__What to work on__:
Which lines of the records contain "this"? Collect every one of them.

Plotting code records:
::::
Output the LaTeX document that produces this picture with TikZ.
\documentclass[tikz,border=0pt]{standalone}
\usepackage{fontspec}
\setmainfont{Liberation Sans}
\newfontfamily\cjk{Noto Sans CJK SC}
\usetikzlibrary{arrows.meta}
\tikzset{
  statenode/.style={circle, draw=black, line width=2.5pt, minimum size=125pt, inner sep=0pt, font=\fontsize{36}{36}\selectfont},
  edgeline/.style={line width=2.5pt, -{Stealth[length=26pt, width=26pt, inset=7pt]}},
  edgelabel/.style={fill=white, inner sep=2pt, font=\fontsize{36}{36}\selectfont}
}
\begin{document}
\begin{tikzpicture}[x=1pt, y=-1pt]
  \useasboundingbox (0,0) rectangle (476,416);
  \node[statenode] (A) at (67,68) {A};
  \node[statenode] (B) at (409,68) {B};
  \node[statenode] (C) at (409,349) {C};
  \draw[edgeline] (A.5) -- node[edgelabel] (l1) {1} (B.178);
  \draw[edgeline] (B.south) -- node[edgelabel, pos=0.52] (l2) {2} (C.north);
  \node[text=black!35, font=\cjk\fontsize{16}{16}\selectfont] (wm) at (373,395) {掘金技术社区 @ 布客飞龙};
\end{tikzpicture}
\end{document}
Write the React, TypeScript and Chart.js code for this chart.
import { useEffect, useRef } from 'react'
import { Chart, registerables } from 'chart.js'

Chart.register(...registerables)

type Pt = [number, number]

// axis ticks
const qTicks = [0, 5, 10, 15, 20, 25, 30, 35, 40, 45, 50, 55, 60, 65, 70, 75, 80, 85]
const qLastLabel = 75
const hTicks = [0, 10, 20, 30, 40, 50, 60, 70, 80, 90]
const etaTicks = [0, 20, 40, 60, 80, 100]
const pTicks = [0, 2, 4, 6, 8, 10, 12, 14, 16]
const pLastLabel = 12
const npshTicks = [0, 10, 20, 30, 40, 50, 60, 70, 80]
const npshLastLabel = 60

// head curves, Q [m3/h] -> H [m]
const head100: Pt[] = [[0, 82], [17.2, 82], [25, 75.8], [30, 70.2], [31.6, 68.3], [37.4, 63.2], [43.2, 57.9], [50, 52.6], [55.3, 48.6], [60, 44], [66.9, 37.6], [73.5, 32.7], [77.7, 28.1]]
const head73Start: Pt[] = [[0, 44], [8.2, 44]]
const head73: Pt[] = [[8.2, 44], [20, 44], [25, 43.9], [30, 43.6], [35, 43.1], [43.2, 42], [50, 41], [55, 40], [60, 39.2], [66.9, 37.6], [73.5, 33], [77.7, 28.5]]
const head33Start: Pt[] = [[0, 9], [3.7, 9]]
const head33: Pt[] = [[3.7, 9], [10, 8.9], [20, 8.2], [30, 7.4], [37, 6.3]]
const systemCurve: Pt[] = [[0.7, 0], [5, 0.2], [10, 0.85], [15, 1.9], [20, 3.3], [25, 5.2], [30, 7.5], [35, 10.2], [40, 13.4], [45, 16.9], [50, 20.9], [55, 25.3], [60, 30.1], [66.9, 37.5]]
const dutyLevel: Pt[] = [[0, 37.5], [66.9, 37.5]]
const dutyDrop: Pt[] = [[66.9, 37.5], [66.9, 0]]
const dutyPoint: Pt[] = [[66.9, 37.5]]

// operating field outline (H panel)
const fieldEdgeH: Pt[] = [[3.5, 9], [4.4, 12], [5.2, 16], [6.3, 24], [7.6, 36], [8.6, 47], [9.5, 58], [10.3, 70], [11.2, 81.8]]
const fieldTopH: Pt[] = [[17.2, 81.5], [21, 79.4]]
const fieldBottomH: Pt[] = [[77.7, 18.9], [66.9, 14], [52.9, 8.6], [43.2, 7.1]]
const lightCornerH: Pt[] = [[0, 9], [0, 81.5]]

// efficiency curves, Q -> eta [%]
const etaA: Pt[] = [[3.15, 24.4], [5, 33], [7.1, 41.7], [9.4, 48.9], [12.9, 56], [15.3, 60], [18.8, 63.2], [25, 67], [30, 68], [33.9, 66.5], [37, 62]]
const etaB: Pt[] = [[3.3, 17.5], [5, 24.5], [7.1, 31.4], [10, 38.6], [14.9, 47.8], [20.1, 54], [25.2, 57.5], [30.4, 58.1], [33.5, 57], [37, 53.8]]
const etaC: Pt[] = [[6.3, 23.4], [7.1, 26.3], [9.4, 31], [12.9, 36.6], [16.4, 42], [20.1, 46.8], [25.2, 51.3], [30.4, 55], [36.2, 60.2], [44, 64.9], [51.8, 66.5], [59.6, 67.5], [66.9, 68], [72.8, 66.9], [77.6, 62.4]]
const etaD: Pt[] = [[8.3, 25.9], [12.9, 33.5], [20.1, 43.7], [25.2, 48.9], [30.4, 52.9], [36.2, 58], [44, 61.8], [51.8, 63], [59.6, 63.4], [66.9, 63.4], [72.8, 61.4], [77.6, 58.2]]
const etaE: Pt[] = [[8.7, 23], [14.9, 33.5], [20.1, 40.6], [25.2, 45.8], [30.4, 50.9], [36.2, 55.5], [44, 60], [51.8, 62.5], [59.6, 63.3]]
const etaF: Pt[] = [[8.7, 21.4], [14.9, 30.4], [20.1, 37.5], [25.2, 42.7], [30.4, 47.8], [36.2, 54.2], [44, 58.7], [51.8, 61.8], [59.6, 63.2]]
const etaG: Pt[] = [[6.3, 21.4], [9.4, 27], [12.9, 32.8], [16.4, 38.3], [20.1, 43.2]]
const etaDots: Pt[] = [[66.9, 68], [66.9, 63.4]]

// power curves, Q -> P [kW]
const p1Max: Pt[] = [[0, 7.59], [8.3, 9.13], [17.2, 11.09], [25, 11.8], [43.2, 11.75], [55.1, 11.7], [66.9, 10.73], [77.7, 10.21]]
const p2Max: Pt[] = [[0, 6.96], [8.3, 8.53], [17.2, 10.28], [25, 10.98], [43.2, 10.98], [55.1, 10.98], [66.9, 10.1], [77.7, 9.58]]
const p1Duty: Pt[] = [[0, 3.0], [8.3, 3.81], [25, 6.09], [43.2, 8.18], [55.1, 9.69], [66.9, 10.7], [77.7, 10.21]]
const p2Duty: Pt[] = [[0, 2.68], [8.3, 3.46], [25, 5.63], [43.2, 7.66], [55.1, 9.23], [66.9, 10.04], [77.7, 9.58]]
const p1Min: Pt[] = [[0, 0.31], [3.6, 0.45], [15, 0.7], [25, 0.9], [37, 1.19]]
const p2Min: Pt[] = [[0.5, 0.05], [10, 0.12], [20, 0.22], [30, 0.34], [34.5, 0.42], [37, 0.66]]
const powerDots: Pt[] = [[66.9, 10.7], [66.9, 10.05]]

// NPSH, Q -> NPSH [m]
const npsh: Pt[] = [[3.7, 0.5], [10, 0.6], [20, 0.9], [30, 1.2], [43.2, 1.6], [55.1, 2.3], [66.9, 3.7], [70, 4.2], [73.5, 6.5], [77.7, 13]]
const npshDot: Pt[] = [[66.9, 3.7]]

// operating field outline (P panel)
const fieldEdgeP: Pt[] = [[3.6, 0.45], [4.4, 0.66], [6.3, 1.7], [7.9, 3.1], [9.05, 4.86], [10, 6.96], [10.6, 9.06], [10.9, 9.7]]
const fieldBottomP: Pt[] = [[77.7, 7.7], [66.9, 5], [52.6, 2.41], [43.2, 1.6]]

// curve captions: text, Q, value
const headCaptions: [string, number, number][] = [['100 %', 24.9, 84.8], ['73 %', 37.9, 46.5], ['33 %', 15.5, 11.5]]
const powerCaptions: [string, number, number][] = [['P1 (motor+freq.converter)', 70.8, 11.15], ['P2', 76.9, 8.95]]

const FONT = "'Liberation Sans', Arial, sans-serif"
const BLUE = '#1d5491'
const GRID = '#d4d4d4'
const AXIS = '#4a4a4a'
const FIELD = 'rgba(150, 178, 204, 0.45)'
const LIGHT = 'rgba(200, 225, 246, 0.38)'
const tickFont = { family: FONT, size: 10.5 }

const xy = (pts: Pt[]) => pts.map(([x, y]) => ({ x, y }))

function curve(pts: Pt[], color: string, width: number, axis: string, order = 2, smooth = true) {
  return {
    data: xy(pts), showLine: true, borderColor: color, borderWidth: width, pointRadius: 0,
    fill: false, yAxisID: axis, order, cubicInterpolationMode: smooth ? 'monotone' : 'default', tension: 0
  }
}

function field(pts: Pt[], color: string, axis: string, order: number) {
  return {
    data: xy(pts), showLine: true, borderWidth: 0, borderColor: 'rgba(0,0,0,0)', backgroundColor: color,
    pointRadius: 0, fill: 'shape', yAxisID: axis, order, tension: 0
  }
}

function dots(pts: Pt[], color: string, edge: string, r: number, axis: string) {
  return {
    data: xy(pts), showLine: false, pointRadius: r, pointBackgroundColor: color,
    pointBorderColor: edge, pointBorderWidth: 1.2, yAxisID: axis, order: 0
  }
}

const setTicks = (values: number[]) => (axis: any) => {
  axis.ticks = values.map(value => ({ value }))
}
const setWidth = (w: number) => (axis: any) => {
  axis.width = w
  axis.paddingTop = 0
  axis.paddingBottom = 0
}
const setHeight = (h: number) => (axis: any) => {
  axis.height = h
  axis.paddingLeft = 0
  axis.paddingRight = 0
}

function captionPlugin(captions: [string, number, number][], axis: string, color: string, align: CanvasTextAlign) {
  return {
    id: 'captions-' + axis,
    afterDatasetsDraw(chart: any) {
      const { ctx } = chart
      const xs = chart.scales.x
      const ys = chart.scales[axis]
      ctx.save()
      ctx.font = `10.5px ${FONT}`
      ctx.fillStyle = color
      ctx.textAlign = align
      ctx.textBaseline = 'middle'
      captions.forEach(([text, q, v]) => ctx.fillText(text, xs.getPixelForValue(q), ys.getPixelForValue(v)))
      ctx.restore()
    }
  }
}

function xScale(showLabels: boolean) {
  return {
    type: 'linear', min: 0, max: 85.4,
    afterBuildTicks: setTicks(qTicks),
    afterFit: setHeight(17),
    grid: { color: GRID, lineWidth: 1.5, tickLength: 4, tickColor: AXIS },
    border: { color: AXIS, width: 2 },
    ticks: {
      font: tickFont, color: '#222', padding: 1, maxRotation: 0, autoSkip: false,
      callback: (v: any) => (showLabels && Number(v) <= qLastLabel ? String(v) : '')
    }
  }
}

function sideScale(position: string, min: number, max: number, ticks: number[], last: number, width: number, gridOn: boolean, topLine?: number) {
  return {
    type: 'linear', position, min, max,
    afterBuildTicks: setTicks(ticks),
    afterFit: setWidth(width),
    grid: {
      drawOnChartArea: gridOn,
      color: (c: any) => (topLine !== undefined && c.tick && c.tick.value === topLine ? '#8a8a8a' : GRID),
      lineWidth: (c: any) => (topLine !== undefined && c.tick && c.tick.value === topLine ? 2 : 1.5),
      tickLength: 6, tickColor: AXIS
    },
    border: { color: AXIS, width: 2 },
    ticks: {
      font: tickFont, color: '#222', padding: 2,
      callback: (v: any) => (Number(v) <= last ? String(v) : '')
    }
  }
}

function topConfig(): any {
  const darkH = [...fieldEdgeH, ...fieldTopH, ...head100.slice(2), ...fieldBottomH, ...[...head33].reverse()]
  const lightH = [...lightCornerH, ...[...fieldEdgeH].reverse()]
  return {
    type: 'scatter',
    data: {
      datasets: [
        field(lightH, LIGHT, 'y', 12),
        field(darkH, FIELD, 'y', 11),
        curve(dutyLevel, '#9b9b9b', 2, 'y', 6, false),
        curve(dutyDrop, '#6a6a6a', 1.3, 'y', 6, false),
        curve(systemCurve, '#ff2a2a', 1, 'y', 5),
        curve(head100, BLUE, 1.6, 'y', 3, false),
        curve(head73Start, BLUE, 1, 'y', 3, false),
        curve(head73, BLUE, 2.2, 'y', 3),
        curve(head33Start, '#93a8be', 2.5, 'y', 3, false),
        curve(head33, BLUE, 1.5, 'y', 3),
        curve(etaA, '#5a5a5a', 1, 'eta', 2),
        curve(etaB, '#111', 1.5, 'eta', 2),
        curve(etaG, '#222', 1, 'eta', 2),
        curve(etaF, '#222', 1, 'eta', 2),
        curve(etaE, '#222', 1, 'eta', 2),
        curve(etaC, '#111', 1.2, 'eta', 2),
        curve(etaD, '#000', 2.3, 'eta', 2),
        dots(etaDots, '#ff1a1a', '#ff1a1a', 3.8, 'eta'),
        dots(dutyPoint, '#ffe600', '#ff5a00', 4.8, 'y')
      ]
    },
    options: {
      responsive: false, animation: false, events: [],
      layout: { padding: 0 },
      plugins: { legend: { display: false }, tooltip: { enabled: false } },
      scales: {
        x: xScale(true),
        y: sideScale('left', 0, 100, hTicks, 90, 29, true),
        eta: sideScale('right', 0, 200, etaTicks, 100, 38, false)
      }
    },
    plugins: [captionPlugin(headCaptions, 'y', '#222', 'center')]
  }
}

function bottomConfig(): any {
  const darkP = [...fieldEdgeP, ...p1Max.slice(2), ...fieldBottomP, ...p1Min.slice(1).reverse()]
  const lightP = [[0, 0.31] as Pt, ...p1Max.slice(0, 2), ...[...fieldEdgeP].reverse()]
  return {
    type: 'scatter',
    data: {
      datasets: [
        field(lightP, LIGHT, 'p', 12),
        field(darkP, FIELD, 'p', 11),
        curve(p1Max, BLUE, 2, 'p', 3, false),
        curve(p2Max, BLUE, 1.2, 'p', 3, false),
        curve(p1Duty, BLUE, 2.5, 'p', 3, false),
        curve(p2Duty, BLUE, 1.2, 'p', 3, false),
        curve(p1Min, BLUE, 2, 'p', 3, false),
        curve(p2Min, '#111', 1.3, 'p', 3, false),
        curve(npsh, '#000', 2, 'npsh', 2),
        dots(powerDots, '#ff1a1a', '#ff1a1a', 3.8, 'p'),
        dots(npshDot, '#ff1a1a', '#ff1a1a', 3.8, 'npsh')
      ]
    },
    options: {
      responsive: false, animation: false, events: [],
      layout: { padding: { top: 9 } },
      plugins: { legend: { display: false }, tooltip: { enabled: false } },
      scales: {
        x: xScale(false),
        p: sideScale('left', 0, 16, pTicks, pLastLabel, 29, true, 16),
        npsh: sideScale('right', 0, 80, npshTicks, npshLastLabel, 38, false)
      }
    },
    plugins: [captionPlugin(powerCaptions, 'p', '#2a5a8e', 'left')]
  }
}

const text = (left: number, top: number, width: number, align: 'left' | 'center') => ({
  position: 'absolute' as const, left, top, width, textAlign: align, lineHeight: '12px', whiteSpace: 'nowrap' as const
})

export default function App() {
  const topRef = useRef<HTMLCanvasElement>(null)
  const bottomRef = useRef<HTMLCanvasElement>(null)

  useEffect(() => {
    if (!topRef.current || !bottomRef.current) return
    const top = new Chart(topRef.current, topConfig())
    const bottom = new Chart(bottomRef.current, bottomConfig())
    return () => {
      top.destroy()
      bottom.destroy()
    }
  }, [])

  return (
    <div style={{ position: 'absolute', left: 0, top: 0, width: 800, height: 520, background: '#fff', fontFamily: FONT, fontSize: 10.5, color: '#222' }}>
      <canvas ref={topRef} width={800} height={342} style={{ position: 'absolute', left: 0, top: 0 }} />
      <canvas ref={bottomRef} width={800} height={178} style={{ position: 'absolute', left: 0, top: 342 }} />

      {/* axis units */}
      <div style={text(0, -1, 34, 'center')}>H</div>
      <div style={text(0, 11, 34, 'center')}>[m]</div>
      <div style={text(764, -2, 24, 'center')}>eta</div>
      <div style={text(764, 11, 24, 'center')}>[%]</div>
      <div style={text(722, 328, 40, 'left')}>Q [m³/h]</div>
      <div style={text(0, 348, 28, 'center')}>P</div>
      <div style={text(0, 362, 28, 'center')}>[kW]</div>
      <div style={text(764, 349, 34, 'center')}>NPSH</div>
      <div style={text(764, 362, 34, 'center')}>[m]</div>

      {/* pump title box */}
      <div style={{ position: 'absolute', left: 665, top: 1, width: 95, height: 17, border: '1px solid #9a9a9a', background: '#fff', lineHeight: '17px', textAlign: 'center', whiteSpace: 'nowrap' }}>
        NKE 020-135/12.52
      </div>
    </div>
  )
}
::::
__Expected output__:
Output the LaTeX document that produces this picture with TikZ.
Write the React, TypeScript and Chart.js code for this chart.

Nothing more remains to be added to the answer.